First, thirty years of Chevron highlight the enduring puzzle over the legal status of statutory interpretation methodology in general. Chevron is a "precedent;" the remaining statutory interpretation doctrines do not even rise to the status of 'law." But second, Chevron’s own fate is inextricably tied to these other rules, because Chevron relies on them in its famous two-step test. Critics blame Chevron’s manipulability, but arguably the blame lies more with the legal indeterminacy of all of the other statutory interpretation rules upon which Chevron relies. Third, as the Chevron doctrine has evolved, it has become more attendant to the realities of how Congress drafts statutes — realities in which the Court seems wholly uninterested when it comes to the rest of statutory interpretation. Relatedly, the Court shows no shame in acknowledging Chevron’s source; the Court created the doctrine. The jurisprudential status of the other interpretive rules, however, remains ambiguous, with the federal courts loathe to admit that they have fashioned a common law of statutory interpretation. Fourth, Chevron, as further developed by Mead, is the one instance in which the Court has explicitly used interpretive doctrine to influence the procedures that Congress uses. Again in contrast, across the rest of the statutory landscape, the Court has refused to enter the sausage factory, continuing to reject the idea that courts should interfere in the lawmaking process, or that how a law is made should affect its interpretation.

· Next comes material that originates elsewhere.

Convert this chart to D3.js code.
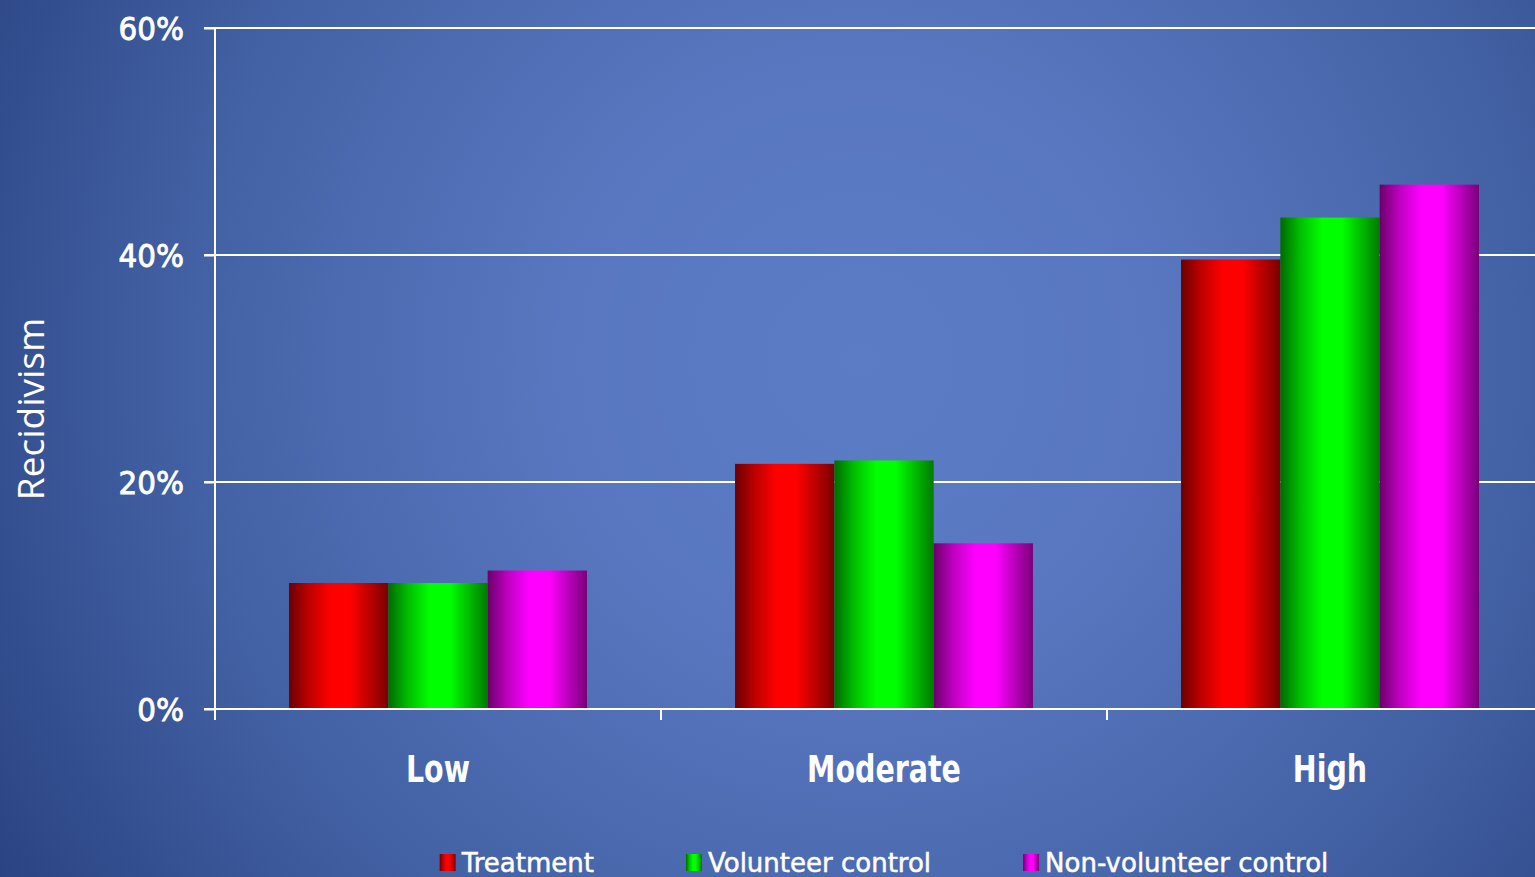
<!DOCTYPE html>
<html>
<head>
<meta charset="utf-8">
<script src="https://cdn.jsdelivr.net/npm/d3@7"></script>
<style>
  html, body { margin: 0; padding: 0; overflow: hidden; background: #3d5a9c; }
  svg { display: block; }
</style>
</head>
<body>
<svg id="chart" width="1535" height="877"></svg>
<script>
// ---- data ----
const categories = ["Low", "Moderate", "High"];
const seriesNames = ["Treatment", "Volunteer control", "Non-volunteer control"];
const treatment = [11.1, 21.6, 39.6];
const volunteerControl = [11.1, 21.9, 43.3];
const nonVolunteerControl = [12.2, 14.6, 46.2];
const yTicks = [0, 20, 40, 60];
const yTitle = "Recidivism";
const seriesColors = ["#ff0000", "#00ff00", "#ff00ff"];

const seriesValues = [treatment, volunteerControl, nonVolunteerControl];

const W = 1535, H = 877;
const svg = d3.select("#chart");
const defs = svg.append("defs");

// background radial gradient
const bg = defs.append("radialGradient").attr("id", "bg")
  .attr("gradientUnits", "userSpaceOnUse")
  .attr("cx", 860).attr("cy", 360).attr("r", 1000);
[[0, "#5c7cc6"], [0.3, "#5877c0"], [0.65, "#4463a6"], [1, "#2b4483"]].forEach(([o, c]) =>
  bg.append("stop").attr("offset", o).attr("stop-color", c));
svg.append("rect").attr("width", W).attr("height", H).attr("fill", "url(#bg)");

// bar gradients
seriesColors.forEach((c, i) => {
  const base = d3.rgb(c);
  const k = f => d3.rgb(base.r * f, base.g * f, base.b * f);
  const g = defs.append("linearGradient").attr("id", "grad" + i)
    .attr("x1", 0).attr("x2", 1).attr("y1", 0).attr("y2", 0);
  [[0, k(0.42)], [0.2, k(0.75)], [0.42, base], [0.62, base], [0.8, k(0.75)], [1, k(0.48)]]
    .forEach(([o, col]) => g.append("stop").attr("offset", o).attr("stop-color", col.formatHex()));
});

// layout
const x0 = d3.scaleBand().domain(categories).range([215, 1553]).paddingInner(0.332).paddingOuter(0.166);
const x1 = d3.scaleBand().domain(d3.range(seriesNames.length)).range([0, x0.bandwidth()]);
const y = d3.scaleLinear().domain([0, 60]).range([709, 28]);

// gridlines
svg.append("g").selectAll("line").data(yTicks.filter(t => t > 0)).join("line")
  .attr("x1", 204).attr("x2", W).attr("y1", d => y(d)).attr("y2", d => y(d))
  .attr("stroke", "#fff").attr("stroke-width", 2);

// bars
const groups = svg.append("g").selectAll("g").data(categories).join("g")
  .attr("transform", d => `translate(${x0(d)},0)`);
groups.selectAll("rect")
  .data((d, ci) => seriesValues.map((vals, si) => ({ si, v: vals[ci] })))
  .join("rect")
  .attr("x", d => x1(d.si))
  .attr("width", x1.bandwidth())
  .attr("y", d => y(d.v))
  .attr("height", d => y(0) - y(d.v))
  .attr("fill", d => `url(#grad${d.si})`);

// y axis
const yAxis = svg.append("g").attr("transform", "translate(215,0)")
  .call(d3.axisLeft(y).tickValues(yTicks).tickFormat(d => d + "%").tickSize(11).tickPadding(20));
yAxis.select(".domain").remove();
yAxis.selectAll(".tick line").attr("stroke", "#fff").attr("stroke-width", 2);
yAxis.selectAll(".tick text")
  .attr("fill", "#fff").attr("stroke", "#fff").attr("stroke-width", 0.9)
  .attr("font-family", "DejaVu Sans, Verdana, sans-serif")
  .attr("font-size", 32).attr("dy", "0.36em")
  .each(function () { this.setAttribute("textLength", this.getComputedTextLength() * 0.92); this.setAttribute("lengthAdjust", "spacingAndGlyphs"); });
svg.append("line").attr("x1", 215).attr("x2", 215).attr("y1", y(60)).attr("y2", 720)
  .attr("stroke", "#fff").attr("stroke-width", 2);

// x axis
svg.append("line").attr("x1", 204).attr("x2", W).attr("y1", y(0)).attr("y2", y(0))
  .attr("stroke", "#fff").attr("stroke-width", 2);
const boundaries = categories.map(c => x0(c) - x0.step() * x0.paddingOuter());
svg.append("g").selectAll("line").data(boundaries).join("line")
  .attr("x1", d => d).attr("x2", d => d).attr("y1", y(0)).attr("y2", 720)
  .attr("stroke", "#fff").attr("stroke-width", 2);
svg.append("g").selectAll("text").data(categories).join("text")
  .attr("x", d => x0(d) + x0.bandwidth() / 2)
  .attr("y", 782)
  .attr("text-anchor", "middle")
  .attr("fill", "#fff")
  .attr("font-family", "DejaVu Sans, Verdana, sans-serif")
  .attr("font-weight", "bold")
  .attr("font-size", 37)
  .text(d => d)
  .each(function () { this.setAttribute("textLength", this.getComputedTextLength() * 0.77); this.setAttribute("lengthAdjust", "spacingAndGlyphs"); });

// y title
svg.append("text")
  .attr("transform", "translate(44,409) rotate(-90)")
  .attr("text-anchor", "middle")
  .attr("fill", "#fff")
  .attr("font-family", "Open Sans, Noto Sans, sans-serif")
  .attr("font-size", 37)
  .text(yTitle);

// legend
const legend = svg.append("g");
let lx = 0;
seriesNames.forEach((name, i) => {
  const g = legend.append("g");
  g.append("rect").attr("x", lx).attr("y", 854).attr("width", 16).attr("height", 17)
    .attr("fill", `url(#grad${i})`);
  const t = g.append("text").attr("x", lx + 22).attr("y", 872)
    .attr("fill", "#fff").attr("stroke", "#fff").attr("stroke-width", 0.5)
    .attr("font-family", "DejaVu Sans, Verdana, sans-serif")
    .attr("font-size", 26).text(name);
  lx += 22 + t.node().getComputedTextLength() + 92;
});
const legendWidth = lx - 92;
legend.attr("transform", `translate(${884 - legendWidth / 2},0)`);
</script>
</body>
</html>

Fifth, Chevron’s evolution has blown a hole through conventional notions of statutory stare decisis, but at the same time the Court now seems afraid that it has given away too much. Today, agency statutory interpretations may displace judicial precedents but, when agencies are not in the picture, the Court hoards power: it gives its own statutory precedents "super" stare decisis effect; is stingy when it comes to interpreting congressional overrides; and won’t cede any control over interpretive rules to any other branch. Finally — and this is a shared feature — both Chevron and the rest of the statutory interpretation rules rest on an outmoded, "Schoolhouse Rock!" understanding of Congress and agencies that is no more, if it ever was. Thirty years of Chevron thus reveal a statutory law–landscape in remarkable flux, and a Court making few connections between the closely linked administrative and statutory domains.